Auditors should also be barred from consulting on how
to structure transactions, such as the kinds of Special
Purpose Entities that Enron engaged in.
This type of work only serves to help management get
around the rules.
I also believe that the audit committee – not company
management – should pre-approve all other consulting
contracts with the audit firm.
Such approval should be granted rarely, and only when
the audit committee decides that a consulting contract is in
the shareholders' best interests. Lastly, I propose that
serious consideration be given to requiring companies to
change their audit firm – not just the partners -- every 5-7
years to ensure that fresh and skeptical eyes are always
looking at the numbers.
More than three decades ago, Leonard Spacek, a visionary
accounting industry leader, stated that the profession
couldn't "survive as a group, obtaining the confidence of
the public…unless as a profession we have a workable plan of
self-regulation." Yet,
all along the profession has resisted meaningful oversight. We
need a truly independent oversight body that has the power not
only to set the standards by which audits are performed, but
also to conduct timely investigations that cannot be deferred
for any reason and to discipline accountants.
And all of this needs to be done with public
accountability – not behind closed doors.

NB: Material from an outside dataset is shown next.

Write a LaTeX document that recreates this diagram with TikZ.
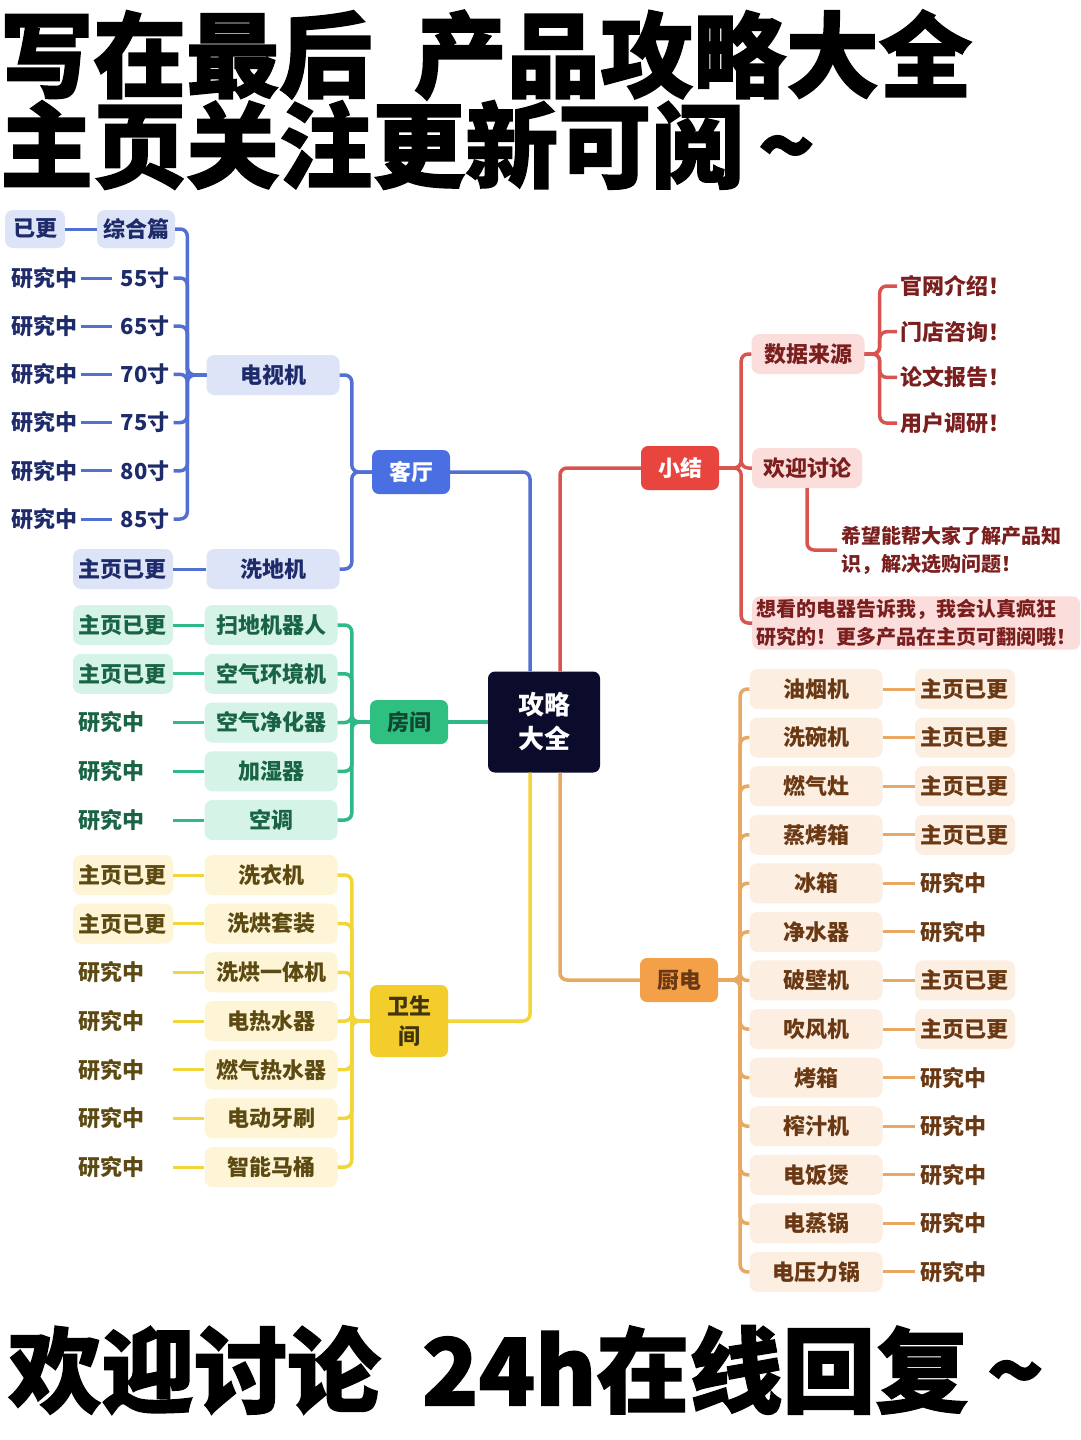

To preserve its integrity, this organization cannot be
funded, in any way, by the accounting profession.
The rise of the baby boom generation, changing retirement
patterns and markets that sometimes defied the laws of gravity
brought more and more first time investors into the markets.
These are our friends and neighbors, whose hopes and
aspirations became inextricably linked to the health and
resiliency of our markets. We assault those dreams if company executives sell out
shareholder faith and if those purporting to be independent
are anything but. Enron,
like every other financial failure before it, proves that
investors bear the ultimate cost.
It’s time to repair what has been lost.